Gov. Andrew Cuomo is running up against some opposition to his proposed changes in the state pension system for public employees.
Cuomo proposes a new Tier VI for future public employees. He says it would save taxpayers $93 billion over the next 30 years, a figure that does not include New York City. The changes would reduce costs for local governments and schools. The new tier would increase the retirement age for new employees from 62 to 65, increase employee pension contributions and end pension padding, in which employees accumulate substantial amounts of overtime in their final years of service to increase their pension.
According to the state Division of the Budget, the annual pension cost for local governments and schools went from $2.3 billion in 2009-10 to $4.5 billion in 2011-12, and is projected to increase to $6.6 billion in 2014-15. That's a 185 percent increase over five years.

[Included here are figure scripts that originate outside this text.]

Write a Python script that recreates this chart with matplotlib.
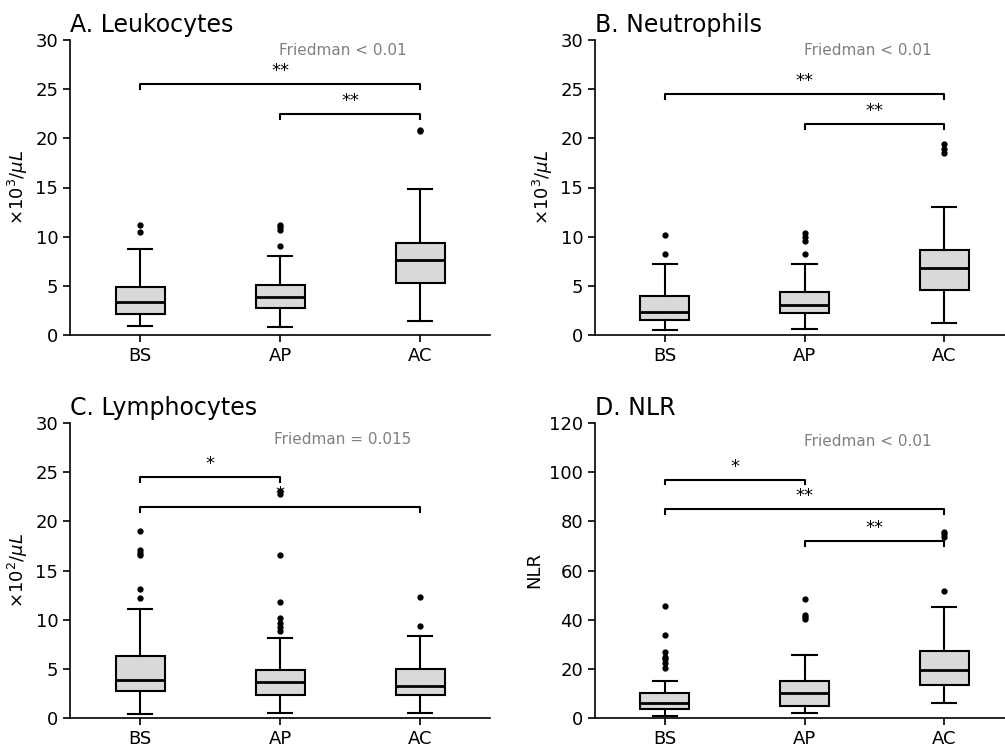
import matplotlib
matplotlib.use("Agg")
import matplotlib.pyplot as plt

groups = ["BS", "AP", "AC"]

# per panel: whisker low, Q1, median, Q3, whisker high, outliers
leuko_lo = [0.92, 0.81, 1.42]
leuko_q1 = [2.10, 2.78, 5.32]
leuko_med = [3.32, 3.86, 7.66]
leuko_q3 = [4.88, 5.08, 9.36]
leuko_hi = [8.75, 8.00, 14.81]
leuko_fliers = [[10.5, 11.2], [9.08, 10.7, 10.95, 11.2], [20.7, 20.85]]

neutro_lo = [0.54, 0.58, 1.26]
neutro_q1 = [1.50, 2.28, 4.62]
neutro_med = [2.38, 3.09, 6.80]
neutro_q3 = [3.94, 4.42, 8.63]
neutro_hi = [7.20, 7.20, 12.98]
neutro_fliers = [[8.26, 10.12], [8.26, 9.6, 9.96, 10.36], [18.55, 18.96, 19.4]]

lympho_lo = [0.41, 0.51, 0.51]
lympho_q1 = [2.72, 2.38, 2.38]
lympho_med = [3.91, 3.67, 3.23]
lympho_q3 = [6.32, 4.89, 4.96]
lympho_hi = [11.04, 8.09, 8.36]
lympho_fliers = [[12.16, 13.12, 16.55, 16.82, 17.06, 19.06],
                 [8.83, 9.24, 9.62, 10.13, 11.82, 16.58, 22.8, 23.04],
                 [9.31, 12.33]]

nlr_lo = [0.68, 2.04, 6.25]
nlr_q1 = [3.67, 4.89, 13.6]
nlr_med = [5.98, 10.33, 19.7]
nlr_q3 = [10.06, 15.09, 27.2]
nlr_hi = [15.22, 25.8, 45.1]
nlr_fliers = [[20.4, 22.2, 23.9, 25.0, 26.8, 33.6, 45.4],
              [40.4, 41.2, 42.1, 48.4],
              [51.6, 73.8, 74.9, 75.8]]

titles = ["A. Leukocytes", "B. Neutrophils", "C. Lymphocytes", "D. NLR"]
ylabels = [r"$\times10^3/\mu L$", r"$\times10^3/\mu L$", r"$\times10^2/\mu L$", "NLR"]
ymax = [30, 30, 30, 120]
friedman = ["Friedman < 0.01", "Friedman < 0.01", "Friedman = 0.015", "Friedman < 0.01"]
friedman_y = [28.9, 28.9, 28.3, 112.5]

# brackets: (group i, group j, height, label)
brackets = [
    [(0, 2, 25.5, "**"), (1, 2, 22.5, "**")],
    [(0, 2, 24.5, "**"), (1, 2, 21.5, "**")],
    [(0, 1, 24.5, "*"), (0, 2, 21.5, "*")],
    [(0, 1, 97, "*"), (0, 2, 85, "**"), (1, 2, 72, "**")],
]

panels = [
    (leuko_lo, leuko_q1, leuko_med, leuko_q3, leuko_hi, leuko_fliers),
    (neutro_lo, neutro_q1, neutro_med, neutro_q3, neutro_hi, neutro_fliers),
    (lympho_lo, lympho_q1, lympho_med, lympho_q3, lympho_hi, lympho_fliers),
    (nlr_lo, nlr_q1, nlr_med, nlr_q3, nlr_hi, nlr_fliers),
]

W, H = 1005, 749
fig = plt.figure(figsize=(W / 100, H / 100), dpi=100)
# axes boxes in pixels: left, top, right, bottom (right column runs past the edge)
boxes_px = [(70, 40, 490, 335), (595, 40, 1014, 335),
            (70, 423, 490, 718), (595, 423, 1014, 718)]

for k, (lo, q1, med, q3, hi, fl) in enumerate(panels):
    l, t, r, b = boxes_px[k]
    ax = fig.add_axes([l / W, 1 - b / H, (r - l) / W, (b - t) / H])
    stats = [dict(whislo=lo[i], q1=q1[i], med=med[i], q3=q3[i], whishi=hi[i],
                  fliers=fl[i], label=groups[i]) for i in range(3)]
    ax.bxp(stats, positions=[1, 2, 3], widths=0.35, patch_artist=True,
           boxprops=dict(facecolor="#d9d9d9", edgecolor="black", linewidth=1.5),
           medianprops=dict(color="black", linewidth=2),
           whiskerprops=dict(color="black", linewidth=1.5),
           capprops=dict(color="black", linewidth=1.5),
           flierprops=dict(marker="o", markerfacecolor="black", markeredgecolor="black",
                           markersize=3.5))
    ax.set_xlim(0.5, 3.5)
    ax.set_ylim(0, ymax[k])
    step = ymax[k] / 6
    ax.set_yticks([step * i for i in range(7)])
    ax.spines["top"].set_visible(False)
    ax.spines["right"].set_visible(False)
    ax.spines["left"].set_linewidth(1.2)
    ax.spines["bottom"].set_linewidth(1.2)
    ax.tick_params(labelsize=13, width=1.2, length=5)
    ax.set_title(titles[k], loc="left", fontsize=17, pad=6)
    ax.set_ylabel(ylabels[k], fontsize=13)

    drop = ymax[k] / 60
    for i, j, h, lab in brackets[k]:
        ax.plot([i + 1, i + 1, j + 1, j + 1], [h - drop, h, h, h - drop],
                color="black", linewidth=1.5)
        ax.text((i + j) / 2 + 1, h + drop * 0.8, lab, ha="center", va="bottom",
                fontsize=13)
    ax.text(2.45, friedman_y[k], friedman[k], ha="center", va="center",
            fontsize=11, color="gray")

fig.savefig("out.png", dpi=100)
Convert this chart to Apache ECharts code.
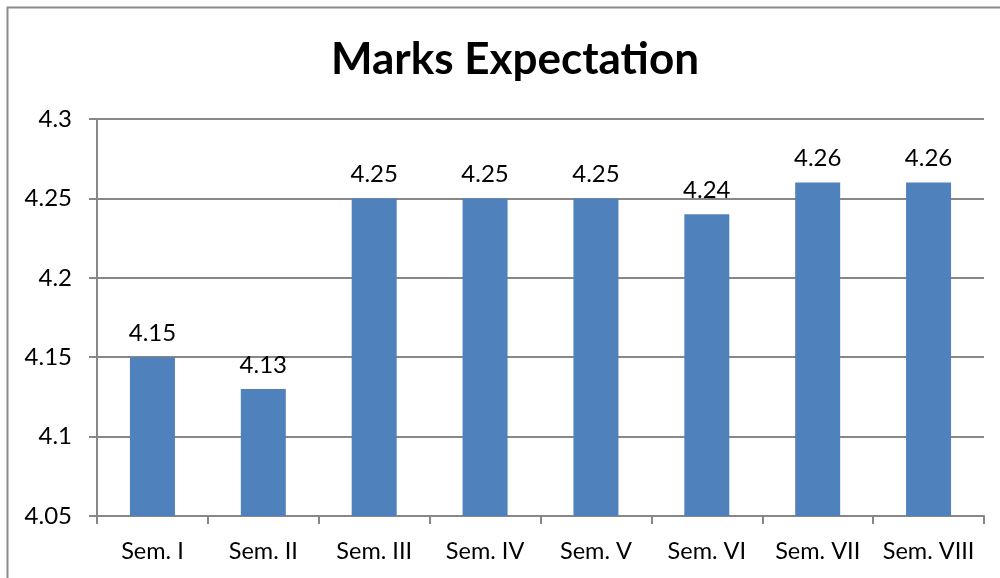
<!DOCTYPE html>
<html>
<head>
<meta charset="utf-8">
<script src="https://cdn.jsdelivr.net/npm/echarts@6/dist/echarts.min.js"></script>
<style>
html, body { margin: 0; padding: 0; background: #fff; }
#chart { width: 1000px; height: 578px; }
</style>
</head>
<body>
<div id="chart"></div>
<script>
// semester names and expected marks
var semesters = ['Sem. I', 'Sem. II', 'Sem. III', 'Sem. IV', 'Sem. V', 'Sem. VI', 'Sem. VII', 'Sem. VIII'];
var marks = [4.15, 4.13, 4.25, 4.25, 4.25, 4.24, 4.26, 4.26];

var font = 'Lato, "Open Sans", sans-serif';
var myChart = echarts.init(document.getElementById('chart'));

var option = {
    animation: false,
    title: {
        text: 'Marks Expectation',
        left: 510,
        textAlign: 'center',
        top: 33,
        textStyle: { fontFamily: font, fontSize: 44, fontWeight: 'bold', color: '#000' }
    },
    graphic: [{
        type: 'rect',
        shape: { x: 7.5, y: 7.5, width: 1200, height: 800 },
        style: { fill: 'none', stroke: '#8c8c8c', lineWidth: 2 }
    }],
    grid: { left: 97, right: 16, top: 119, bottom: 62 },
    xAxis: {
        type: 'category',
        data: semesters,
        axisLine: { lineStyle: { color: '#878787', width: 2 } },
        axisTick: { show: true, interval: 0, length: 8, alignWithLabel: false, lineStyle: { color: '#878787', width: 2 } },
        axisLabel: { interval: 0, hideOverlap: false, fontFamily: font, fontSize: 23.5, color: '#000', margin: 23 }
    },
    yAxis: {
        type: 'value',
        min: 4.05,
        max: 4.3,
        interval: 0.05,
        axisLine: { show: true, lineStyle: { color: '#878787', width: 2 } },
        axisTick: { show: true, length: 8, lineStyle: { color: '#878787', width: 2 } },
        axisLabel: {
            fontFamily: font, fontSize: 24, color: '#000', margin: 25,
            formatter: function (v) { return String(+v.toFixed(2)); }
        },
        splitLine: { lineStyle: { color: '#878787', width: 2 } }
    },
    series: [{
        type: 'bar',
        data: marks,
        barWidth: 45,
        itemStyle: { color: '#4f81bd' },
        label: {
            show: true,
            position: 'top',
            distance: 12,
            fontFamily: font,
            fontSize: 24,
            color: '#000'
        }
    }]
};
myChart.setOption(option);
</script>
</body>
</html>
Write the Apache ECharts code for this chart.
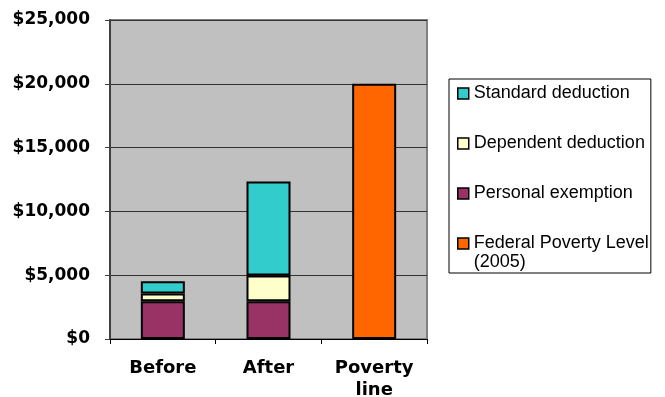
<!DOCTYPE html>
<html>
<head>
<meta charset="utf-8">
<script src="https://cdn.jsdelivr.net/npm/echarts@6/dist/echarts.min.js"></script>
<style>
html,body{margin:0;padding:0;background:#fff;}
#chart{width:665px;height:397px;}
</style>
</head>
<body>
<div id="chart"></div>
<script>
var categories = ['Before', 'After', 'Poverty\nline'];
var personalExemption = [2950, 2950, null];
var dependentDeduction = [620, 2030, null];
var standardDeduction = [960, 7370, null];
var povertyLevel = [null, null, 20000];
var legendNames = ['Standard deduction', 'Dependent deduction', 'Personal exemption', 'Federal Poverty Level\n(2005)'];
var yMin = 0, yMax = 25000, yStep = 5000;

var chart = echarts.init(document.getElementById('chart'), null, {renderer: 'canvas'});

function barSeries(name, data, color) {
  return {
    name: name,
    type: 'bar',
    stack: 'total',
    data: data,
    barWidth: 44,
    itemStyle: {color: color, borderColor: '#000', borderWidth: 2},
    emphasis: {disabled: true}
  };
}

var option = {
  animation: false,
  backgroundColor: '#fff',
  grid: {
    left: 110, right: 238, top: 20, bottom: 58,
    containLabel: false,
    outerBoundsMode: 'none',
    show: true, backgroundColor: '#C0C0C0', borderColor: '#808080', borderWidth: 2
  },
  legend: {
    orient: 'vertical',
    left: 449, top: 79,
    padding: [5, 2, 1, 8],
    itemGap: 12,
    itemWidth: 11, itemHeight: 11,
    icon: 'rect',
    backgroundColor: '#fff',
    borderColor: '#000', borderWidth: 1,
    itemStyle: {borderColor: '#000', borderWidth: 1.5},
    textStyle: {
      fontFamily: 'Liberation Sans, Arial, sans-serif',
      fontSize: 18, color: '#000', lineHeight: 19,
      rich: {a: {}}
    },
    data: [
      {name: legendNames[0]},
      {name: legendNames[1], textStyle: {padding: [19, 0, 19, 0]}},
      {name: legendNames[2]},
      {name: legendNames[3], textStyle: {padding: [19, 0, 0, 0]}}
    ]
  },
  xAxis: {
    type: 'category',
    data: categories,
    axisLine: {lineStyle: {color: '#000', width: 1}},
    axisTick: {show: true, length: 5, lineStyle: {color: '#000'}},
    axisLabel: {
      margin: 18,
      fontFamily: 'DejaVu Sans, sans-serif',
      fontWeight: 'bold', fontSize: 18, color: '#000', lineHeight: 22
    }
  },
  yAxis: {
    type: 'value',
    min: yMin, max: yMax, interval: yStep,
    axisLine: {show: true, lineStyle: {color: '#404040', width: 2}},
    axisTick: {show: true, length: 5, lineStyle: {color: '#404040'}},
    splitLine: {show: true, lineStyle: {color: '#333', width: 1}},
    axisLabel: {
      margin: 20,
      fontFamily: 'DejaVu Sans, sans-serif',
      fontWeight: 'bold', fontSize: 17, color: '#000',
      formatter: function (v) { return '$' + v.toLocaleString('en-US'); }
    }
  },
  series: [
    barSeries(legendNames[2], personalExemption, '#993366'),
    barSeries(legendNames[1], dependentDeduction, '#FFFFCC'),
    barSeries(legendNames[0], standardDeduction, '#33CCCC'),
    barSeries(legendNames[3], povertyLevel, '#FF6600')
  ]
};
chart.setOption(option);
</script>
</body>
</html>
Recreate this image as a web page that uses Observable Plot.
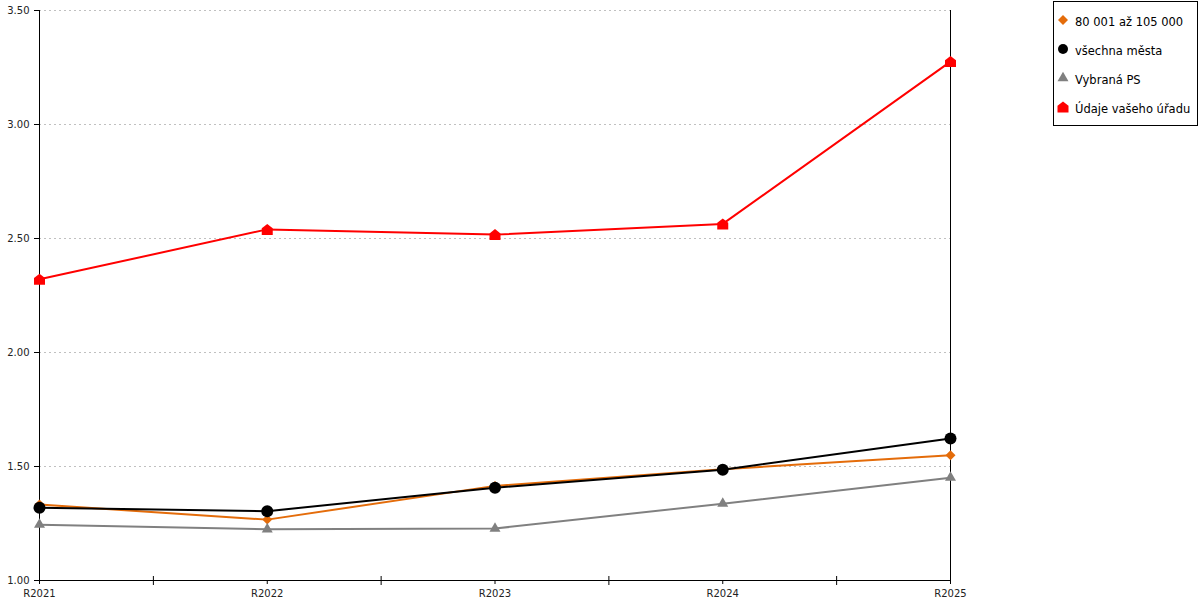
<!DOCTYPE html>
<html><head><meta charset="utf-8">
<script src="https://cdn.jsdelivr.net/npm/d3@7"></script>
<script src="https://cdn.jsdelivr.net/npm/@observablehq/plot@0.6"></script>
<style>
html,body{margin:0;padding:0;background:#fff;}
#wrap{position:relative;width:1200px;height:600px;font-family:"DejaVu Sans",Verdana,sans-serif;}
#legend{position:absolute;left:1053px;top:1px;width:143px;height:123px;border:1px solid #000;background:#fff;}
.sym{position:absolute;left:2px;width:14px;height:14px;}
.lab{position:absolute;left:21px;font-size:11.5px;line-height:14px;color:#000;white-space:nowrap;}
</style></head><body><div id="wrap"><div id="chart"></div><div id="legend"></div></div>
<script>
const years = ["R2021", "R2022", "R2023", "R2024", "R2025"];
const seriesNames = ["80 001 až 105 000", "všechna města", "Vybraná PS", "Údaje vašeho úřadu"];
const seriesColors = ["#e46c0a", "#000000", "#808080", "#ff0000"];
const orangeValues = [1.333, 1.267, 1.415, 1.488, 1.549];
const blackValues = [1.319, 1.304, 1.407, 1.486, 1.623];
const grayValues = [1.245, 1.225, 1.228, 1.337, 1.451];
const redValues = [2.321, 2.540, 2.517, 2.564, 3.276];
const yTicks = [1.0, 1.5, 2.0, 2.5, 3.0, 3.5];

const house = {
  draw(ctx, size) {
    const r = Math.sqrt(size / Math.PI);
    ctx.moveTo(-r, r);
    ctx.lineTo(r, r);
    ctx.lineTo(r, -0.22 * r);
    ctx.lineTo(0, -r);
    ctx.lineTo(-r, -0.22 * r);
    ctx.closePath();
  }
};
const seriesSymbols = [d3.symbolDiamond2, d3.symbolCircle, d3.symbolTriangle2, house];
const seriesR = [4.5, 6, 5.25, 5.5];
const legendR = [4.5, 5, 5.25, 5.5];
const allValues = [orangeValues, blackValues, grayValues, redValues];

const idx = years.map((_, i) => i);
const minorTicks = idx.slice(0, -1).map(i => i + 0.5);

const seriesRows = allValues.map(vals => vals.map((v, i) => ({i, v})));

const marks = [
  Plot.gridY(yTicks, {stroke: "#c0c0c0", strokeOpacity: 1, strokeDasharray: "2,3"}),
  Plot.ruleX([0, years.length - 1], {stroke: "#000"}),
  Plot.ruleY([1], {stroke: "#000"}),
  Plot.axisY(yTicks, {tickSize: 5, tickPadding: 5, tickFormat: d3.format(".2f"), fontSize: 10, fill: "#222", label: null}),
  Plot.axisX(idx, {tickSize: 4, tickPadding: 5, tickFormat: i => years[i], fontSize: 10, fill: "#222", label: null}),
  Plot.axisX(minorTicks, {tickSize: 9, dy: -4, tickFormat: () => "", label: null})
];
seriesRows.forEach((rows, k) => {
  marks.push(Plot.line(rows, {x: "i", y: "v", stroke: seriesColors[k], strokeWidth: 2}));
});
seriesRows.forEach((rows, k) => {
  marks.push(Plot.dot(rows, {x: "i", y: "v", fill: seriesColors[k], symbol: seriesSymbols[k], r: seriesR[k]}));
});

const chart = Plot.plot({
  width: 1200,
  height: 600,
  marginLeft: 39,
  marginRight: 250,
  marginTop: 10,
  marginBottom: 20,
  style: {fontFamily: "'DejaVu Sans', Verdana, sans-serif", background: "#fff"},
  x: {type: "linear", domain: [0, years.length - 1], label: null},
  y: {domain: [1, 3.5], label: null},
  marks
});
document.getElementById("chart").appendChild(chart);

const legend = document.getElementById("legend");
seriesNames.forEach((name, k) => {
  const cy = 18 + 29.1 * k;
  const svg = d3.create("svg").attr("class", "sym").attr("width", 14).attr("height", 14)
    .attr("viewBox", "-7 -7 14 14").style("top", (cy - 7) + "px");
  svg.append("path").attr("d", d3.symbol(seriesSymbols[k], legendR[k] * legendR[k] * Math.PI)()).attr("fill", seriesColors[k]);
  legend.appendChild(svg.node());
  const lab = document.createElement("div");
  lab.className = "lab";
  lab.style.top = (cy - 5.3) + "px";
  lab.textContent = name;
  legend.appendChild(lab);
});
</script></body></html>
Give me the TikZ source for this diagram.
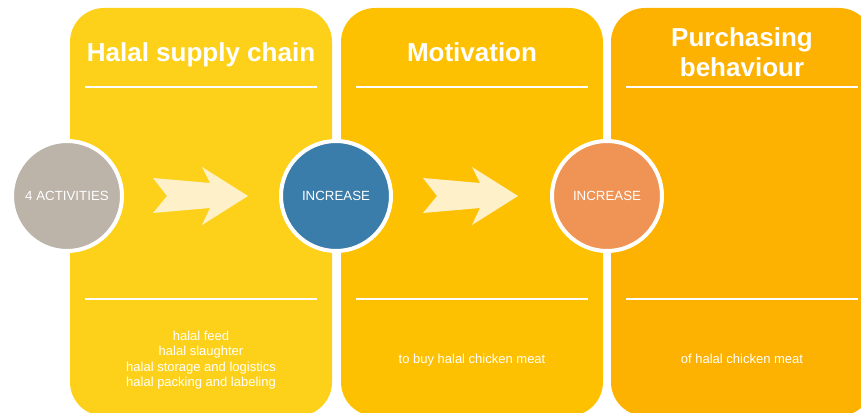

The governor's proposed changes would affect only new employees of state and local governments and school districts. Regardless, labor unions oppose the reforms.
The unions are a powerful force in state government. They contribute to the campaigns of politicians and lobby legislators on many issues.
The governor must not back down. He should press on with his demand for the pension tier, and state legislators should not allow this aspect of his 2012-13 budget proposal to delay state budget passage.
Pension costs are one of the major reasons for the severe financial problems facing local municipalities and schools.